* Direction:
Count how many lines have the word "chart" in them. Reply with that number by itself.

* Data shown:
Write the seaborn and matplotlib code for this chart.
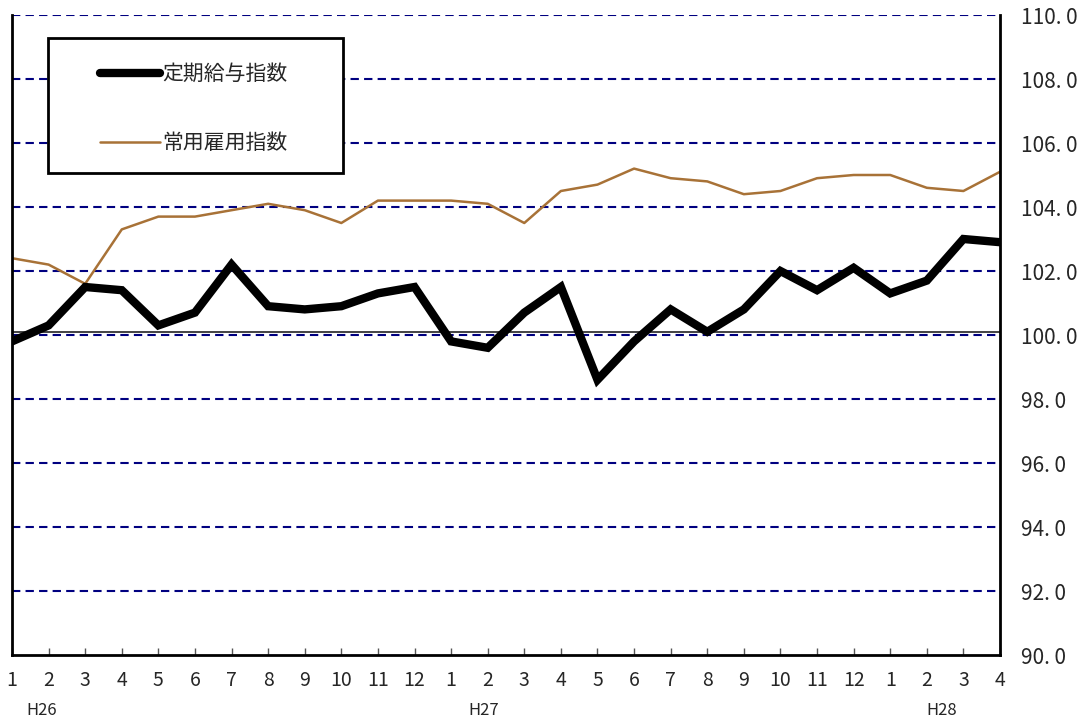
import matplotlib
matplotlib.use("Agg")
import matplotlib.pyplot as plt
import matplotlib.transforms as mtransforms
from matplotlib.lines import Line2D
from matplotlib.patches import Rectangle
import numpy as np
import pandas as pd
import seaborn as sns

# 月ラベル (H26.1 〜 H28.4)
months = [1, 2, 3, 4, 5, 6, 7, 8, 9, 10, 11, 12,
          1, 2, 3, 4, 5, 6, 7, 8, 9, 10, 11, 12,
          1, 2, 3, 4]
# 定期給与指数
wage_index = [99.8, 100.3, 101.5, 101.4, 100.3, 100.7, 102.2, 100.9, 100.8, 100.9, 101.3, 101.5,
              99.8, 99.6, 100.7, 101.5, 98.6, 99.8, 100.8, 100.1, 100.8, 102.0, 101.4, 102.1,
              101.3, 101.7, 103.0, 102.9]
# 常用雇用指数
employ_index = [102.4, 102.2, 101.6, 103.3, 103.7, 103.7, 103.9, 104.1, 103.9, 103.5, 104.2, 104.2,
                104.2, 104.1, 103.5, 104.5, 104.7, 105.2, 104.9, 104.8, 104.4, 104.5, 104.9, 105.0,
                105.0, 104.6, 104.5, 105.1]
year_labels = ["H26", "H27", "H28"]
year_pos = [1.8, 13.9, 26.4]
y_ticks = [90, 92, 94, 96, 98, 100, 102, 104, 106, 108, 110]

sns.set_style("white")
plt.rcParams["font.family"] = ["Noto Sans CJK JP", "DejaVu Sans"]

x = np.arange(1, len(months) + 1)
df = pd.DataFrame({"x": x, "wage": wage_index, "employ": employ_index})

fig = plt.figure(figsize=(10.85, 7.19), dpi=100)
ax = fig.add_axes([12 / 1085, 1 - 655 / 719, 988 / 1085, 640 / 719])

BROWN = "#A87237"
NAVY = "#000080"

# 水平破線グリッド
for v in y_ticks[1:]:
    ax.axhline(v, color=NAVY, lw=1.5, ls=(0, (4, 2.5)), zorder=1)
ax.axhline(100.08, color="#222222", lw=1.2, zorder=1.5)

sns.lineplot(data=df, x="x", y="employ", color=BROWN, lw=1.8, ax=ax, zorder=3)
sns.lineplot(data=df, x="x", y="wage", color="black", lw=6, ax=ax, zorder=4,
             solid_joinstyle="miter")

ax.set_xlim(1, len(months))
ax.set_ylim(90, 110)
ax.set_xlabel("")
ax.set_ylabel("")

ax.set_xticks(x)
ax.set_xticklabels([str(m) for m in months], fontsize=14)
ax.tick_params(axis="x", direction="in", length=5, width=1, color="#555555", pad=11, bottom=True)

ax.yaxis.tick_right()
ax.set_yticks(y_ticks)
ax.set_yticklabels([f"{v:.1f}".replace(".", ". ") for v in y_ticks], fontsize=15)
ax.tick_params(axis="y", length=0, pad=15)

for side in ["left", "right", "bottom"]:
    ax.spines[side].set_visible(True)
    ax.spines[side].set_color("black")
    ax.spines[side].set_linewidth(2)
    ax.spines[side].set_zorder(5)
ax.spines["top"].set_visible(False)

trans = mtransforms.blended_transform_factory(ax.transData, ax.transAxes)
for lab, pos in zip(year_labels, year_pos):
    ax.text(pos, -0.087, lab, transform=trans, ha="center", va="center", fontsize=12)

# 凡例ボックス
ax.add_patch(Rectangle((36 / 988, 1 - 158 / 640), 295 / 988, 135 / 640,
                       transform=ax.transAxes, facecolor="white", edgecolor="black",
                       lw=2, zorder=6))
handles = [Line2D([0], [0], color="black", lw=6, solid_capstyle="round"),
           Line2D([0], [0], color=BROWN, lw=1.8)]
leg = ax.legend(handles, ["定期給与指数", "常用雇用指数"], loc="upper left",
                bbox_to_anchor=(88 / 988, 1 - 48 / 640), borderaxespad=0, borderpad=0,
                frameon=False, fontsize=15, handlelength=2.9, handletextpad=0.1,
                labelspacing=2.25)
leg.set_zorder(7)

fig.savefig("out.png", dpi=100)
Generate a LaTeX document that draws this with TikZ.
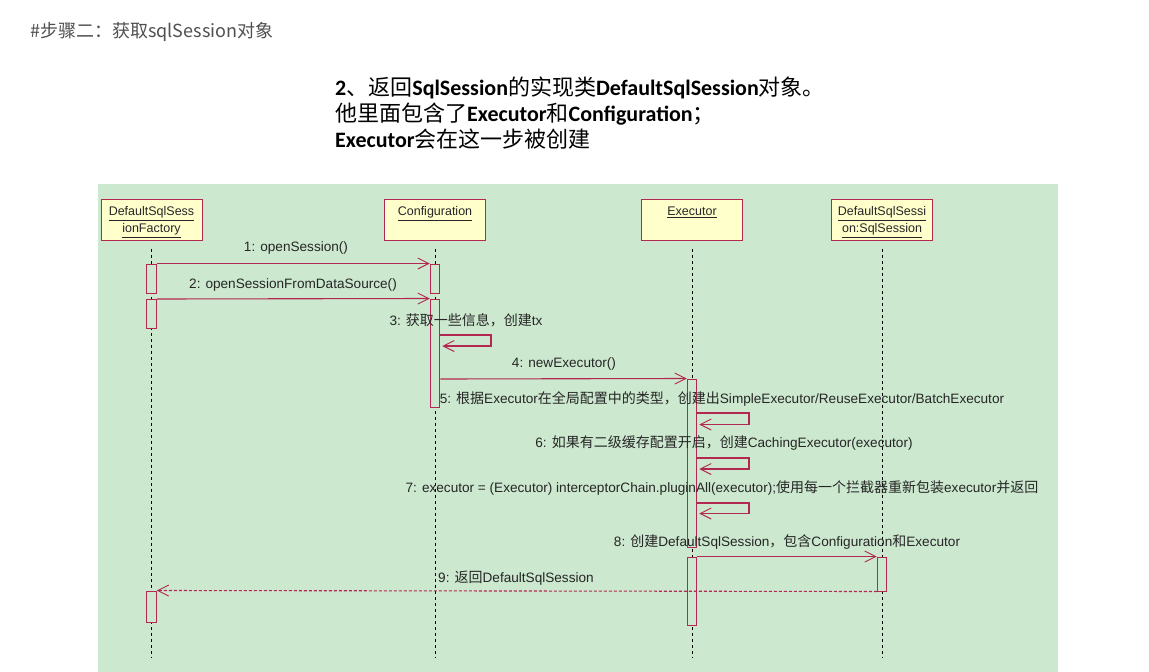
\documentclass[tikz,border=0pt]{standalone}
\usepackage{fontspec}
\setmainfont{Liberation Sans}
\newfontfamily\cjk{Noto Sans CJK SC}
\newfontfamily\titlelat{Carlito}[BoldFont={Carlito Bold}]
\usetikzlibrary{arrows.meta}
\newcommand\zhtext[1]{{\cjk\fontsize{14}{16}\selectfont #1}}
\newcommand\zhtitle[1]{{\cjk #1}}
\newcommand\lattitle[1]{{\titlelat\bfseries #1}}
\definecolor{bggreen}{RGB}{204,232,207}
\definecolor{umlred}{RGB}{178,40,80}
\definecolor{boxyellow}{RGB}{255,255,204}
\definecolor{headgray}{RGB}{80,80,80}
\tikzset{
  head/.style={draw=umlred, line width=1pt, fill=boxyellow, minimum width=101pt, minimum height=41pt, inner sep=0pt},
  headtxt/.style={anchor=north, align=center, inner sep=0pt, font=\fontsize{12.5}{17}\selectfont, text=black!85},
  lifeline/.style={draw=black, line width=0.8pt, dash pattern=on 3pt off 3pt},
  bar/.style={draw=umlred, line width=1pt, fill=bggreen, minimum width=9.5pt, inner sep=0pt},
  msg/.style={draw=umlred, line width=1.1pt, -{Straight Barb[length=11pt,width=11pt,line width=0.9pt]}},
  ret/.style={msg, dash pattern=on 3pt off 2pt},
  lbl/.style={inner sep=0pt, font=\fontsize{13.6}{16}\selectfont, text=black!85},
}
\begin{document}
\begin{tikzpicture}[x=1pt,y=-1pt]
\useasboundingbox (0,0) rectangle (1149,672);
\fill[white] (0,0) rectangle (1149,672);
% header
\node[anchor=west, inner sep=0pt, text=headgray, font=\cjk\fontsize{18}{20}\selectfont] (hdr) at (30,32) {\#步骤二：获取sqlSession对象};
% title
\node[anchor=north west, inner sep=0pt, align=left, font=\fontsize{22}{26}\selectfont] (title) at (335,76.5) {%
\lattitle{2}\zhtitle{、返回}\lattitle{SqlSession}\zhtitle{的实现类}\lattitle{DefaultSqlSession}\zhtitle{对象。}\\
\zhtitle{他里面包含了}\lattitle{Executor}\zhtitle{和}\lattitle{Configuration}\zhtitle{；}\\
\lattitle{Executor}\zhtitle{会在这一步被创建}};
% green panel
\fill[bggreen] (98,184) rectangle (1058,672);
% heads
\node[head] (hF) at (151.5,219.5) {};
\node[head] (hC) at (435,219.5) {};
\node[head] (hE) at (692,219.5) {};
\node[head] (hS) at (882,219.5) {};
\node[headtxt] (hFt) at (151.5,206.5) {\underline{DefaultSqlSess}\\\underline{ionFactory}};
\node[headtxt] (hCt) at (435,206.5) {\underline{Configuration}};
\node[headtxt] (hEt) at (692,206.5) {\underline{Executor}};
\node[headtxt] (hSt) at (882,206.5) {\underline{DefaultSqlSessi}\\\underline{on:SqlSession}};
% lifeline ends
\coordinate (eF) at (151.5,658);
\coordinate (eC) at (435,658);
\coordinate (eE) at (692,658);
\coordinate (eS) at (882,658);
\draw[lifeline] ([yshift=-8pt]hF.south) -- (eF);
\draw[lifeline] ([yshift=-8pt]hC.south) -- (eC);
\draw[lifeline] ([yshift=-8pt]hE.south) -- (eE);
\draw[lifeline] ([yshift=-8pt]hS.south) -- (eS);
% activation bars
\node[bar, minimum height=29pt] (f1) at (151.5,278.5) {};
\node[bar, minimum height=29pt] (f2) at (151.5,314) {};
\node[bar, minimum height=31pt] (f3) at (151.5,606.5) {};
\node[bar, minimum height=29pt] (c1) at (435,278.5) {};
\node[bar, minimum height=108pt] (c2) at (435,353) {};
\node[bar, minimum height=168pt] (x1) at (692,463) {};
\node[bar, minimum height=68pt] (x2) at (692,591) {};
\node[bar, minimum height=34pt] (s1) at (882,574) {};
% messages
\draw[msg] (f1.north east) -- (c1.north west);
\draw[msg] (f2.north east) -- (c2.north west);
\draw[msg] (c2.east |- 0,335) -- (491,335) -- (491,346) -- ([xshift=2pt]c2.east |- 0,346);
\draw[msg] (c2.east |- 0,379) -- (x1.north west);
\draw[msg] (x1.east |- 0,413) -- (749,413) -- (749,424.5) -- ([xshift=2pt]x1.east |- 0,424.5);
\draw[msg] (x1.east |- 0,458) -- (749,458) -- (749,469) -- ([xshift=2pt]x1.east |- 0,469);
\draw[msg] (x1.east |- 0,503) -- (749,503) -- (749,513.5) -- ([xshift=2pt]x1.east |- 0,513.5);
\draw[msg] (x2.north east) -- (s1.north west);
\draw[ret] (s1.south west) -- (f3.north east);
% labels
\node[lbl] (l1) at (296,248) {1: openSession()};
\node[lbl] (l2) at (293,285) {2: openSessionFromDataSource()};
\node[lbl] (l3) at (466,320) {3: \zhtext{获取一些信息，创建}tx};
\node[lbl] (l4) at (564,364) {4: newExecutor()};
\node[lbl] (l5) at (722,399) {5: \zhtext{根据}Executor\zhtext{在全局配置中的类型，创建出}SimpleExecutor/ReuseExecutor/BatchExecutor};
\node[lbl] (l6) at (724,443) {6: \zhtext{如果有二级缓存配置开启，创建}CachingExecutor(executor)};
\node[lbl] (l7) at (722,488) {7: executor = (Executor) interceptorChain.pluginAll(executor);\zhtext{使用每一个拦截器重新包装}executor\zhtext{并返回}};
\node[lbl] (l8) at (787,542) {8: \zhtext{创建}DefaultSqlSession\zhtext{，包含}Configuration\zhtext{和}Executor};
\node[lbl] (l9) at (516,578) {9: \zhtext{返回}DefaultSqlSession};
\end{tikzpicture}
\end{document}
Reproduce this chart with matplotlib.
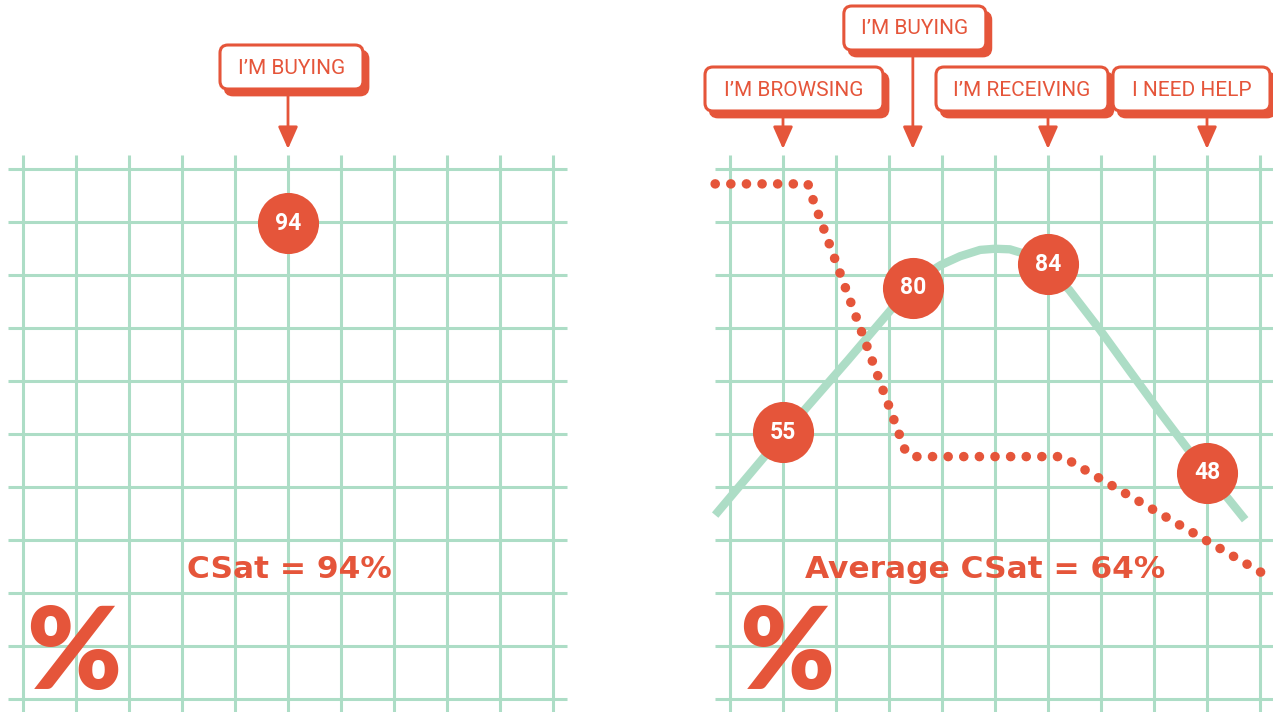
import numpy as np
import matplotlib
matplotlib.use("Agg")
import matplotlib.pyplot as plt
from matplotlib.patches import FancyBboxPatch
from matplotlib import font_manager

# ---------------- data ----------------
left_stages = ["I’M BUYING"]
left_pos = [5]
left_csat = [94]
left_summary = "CSat = 94%"

right_stages = ["I’M BROWSING", "I’M BUYING", "I’M RECEIVING", "I NEED HELP"]
right_pos = [1, 3.45, 6, 9]
right_csat = [55, 80, 84, 48]
right_summary = "Average CSat = 64%"

# satisfaction curve across the journey
curve_x = [-0.28, 1.0, 2.23, 3.45, 3.68, 3.98, 4.34, 4.72, 5.0, 5.28, 5.57,
           5.96, 6.40, 6.98, 7.55, 8.11, 8.68, 8.98, 9.72]
curve_y = [40.7, 54.6, 67.5, 80.6, 82.2, 83.9, 85.4, 86.5, 86.7, 86.6, 85.8,
           83.7, 79.6, 72.7, 65.5, 58.5, 51.6, 48.3, 39.9]

# dotted trend line
trend_x = [-0.28, 1.47, 1.57, 3.30, 3.43, 6.28, 6.53, 10.19]
trend_y = [97.9, 97.9, 95.1, 52.0, 50.8, 50.8, 49.4, 29.9]

# ---------------- style / layout ----------------
RED = "#E5553A"
GREEN = "#ADDDC6"
W, H = 1273, 712
GRID = 53
PX_PER_UNIT = 5.79

installed = {f.name for f in font_manager.fontManager.ttflist}
LABEL_FONT = ["Roboto", "DejaVu Sans"]
NUM_FONT = ["Roboto", "DejaVu Sans"]
PCT_FONT = ["Lato", "DejaVu Sans"] if "Lato" in installed else ["DejaVu Sans"]

fig = plt.figure(figsize=(W / 100, H / 100), dpi=100)
fig.patch.set_facecolor("white")
bg = fig.add_axes([0, 0, 1, 1])
bg.set_xlim(0, W)
bg.set_ylim(H, 0)
bg.axis("off")


def draw_grid(x0):
    xs = x0 + GRID * np.arange(11)
    ys = 169 + GRID * np.arange(11)
    for x in xs:
        bg.plot([x, x], [155, H + 2], color=GREEN, lw=2.2,
                solid_capstyle="butt", zorder=1)
    for y in ys:
        bg.plot([x0 - 15, x0 + GRID * 10 + 14], [y, y], color=GREEN, lw=2.2,
                solid_capstyle="butt", zorder=1)


draw_grid(23)
draw_grid(730)


def data_axes(px0, px1, x_origin_px, y_ref_px, y_ref_val):
    ax = fig.add_axes([px0 / W, 0, (px1 - px0) / W, 1])
    ax.set_xlim((px0 - x_origin_px) / GRID, (px1 - x_origin_px) / GRID)
    ax.set_ylim(y_ref_val - (H - y_ref_px) / PX_PER_UNIT,
                y_ref_val + y_ref_px / PX_PER_UNIT)
    ax.axis("off")
    ax.patch.set_alpha(0)
    return ax


axL = data_axes(0, 600, 23, 223, 94)
axR = data_axes(690, W, 730, 364.25, 66.75)

# right panel series
axR.plot(curve_x, curve_y, color=GREEN, lw=6, solid_capstyle="butt",
         solid_joinstyle="round", zorder=3, clip_on=False)
axR.plot(trend_x, trend_y, color=RED, lw=6.9, linestyle=(0, (0.01, 1.62)),
         dash_capstyle="round", zorder=3, clip_on=False)


def circles(ax, pos, vals):
    ax.scatter(pos, vals, s=44 ** 2, color=RED, zorder=5, linewidths=0,
               clip_on=False)
    for p, v in zip(pos, vals):
        ax.text(p, v, str(v), color="white", ha="center", va="center",
                fontsize=16.5, fontweight="bold", family=NUM_FONT, zorder=6)


circles(axL, left_pos, left_csat)
circles(axR, right_pos, right_csat)


def stage_labels(ax, names, pos, boxes):
    to_bg = bg.transData.inverted()
    for name, p, (dx, w, top) in zip(names, pos, boxes):
        ax_px = to_bg.transform(ax.transData.transform((p, 0)))[0]
        cx = ax_px + dx
        h = 44
        shadow = FancyBboxPatch((cx - w / 2 + 5, top + 6), w, h,
                                boxstyle="round,pad=0,rounding_size=8",
                                fc=RED, ec=RED, lw=2, zorder=7)
        box = FancyBboxPatch((cx - w / 2, top), w, h,
                             boxstyle="round,pad=0,rounding_size=8",
                             fc="white", ec=RED, lw=2.2, zorder=8)
        bg.add_patch(shadow)
        bg.add_patch(box)
        bg.text(cx, top + h / 2 + 1, name, color=RED, ha="center",
                va="center", fontsize=15, fontweight="normal",
                family=LABEL_FONT, zorder=9)
        bg.annotate("", xy=(ax_px, 149), xytext=(ax_px, top + h),
                    arrowprops=dict(arrowstyle="-|>,head_length=1.35,head_width=0.6",
                                    mutation_scale=10, color=RED, lw=2,
                                    shrinkA=0, shrinkB=0),
                    zorder=7)


stage_labels(axL, left_stages, left_pos, [(3.5, 143, 45)])
stage_labels(axR, right_stages, right_pos,
             [(11, 178, 67), (2, 142, 6), (-26, 172, 67), (-15.5, 157, 67)])

# summaries
bg.text(289, 570, left_summary, color=RED, ha="center", va="center",
        fontsize=22.5, fontweight="bold", family="DejaVu Sans", zorder=9)
bg.text(985, 570, right_summary, color=RED, ha="center", va="center",
        fontsize=22.5, fontweight="bold", family="DejaVu Sans", zorder=9)

# big percent signs
for x in (74, 787):
    bg.text(x, 646, "%", color=RED, ha="center", va="center_baseline",
            fontsize=82, fontweight="heavy", family=PCT_FONT, zorder=9)

fig.savefig("out.png", dpi=100, facecolor="white")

* Solution to this exercise:
2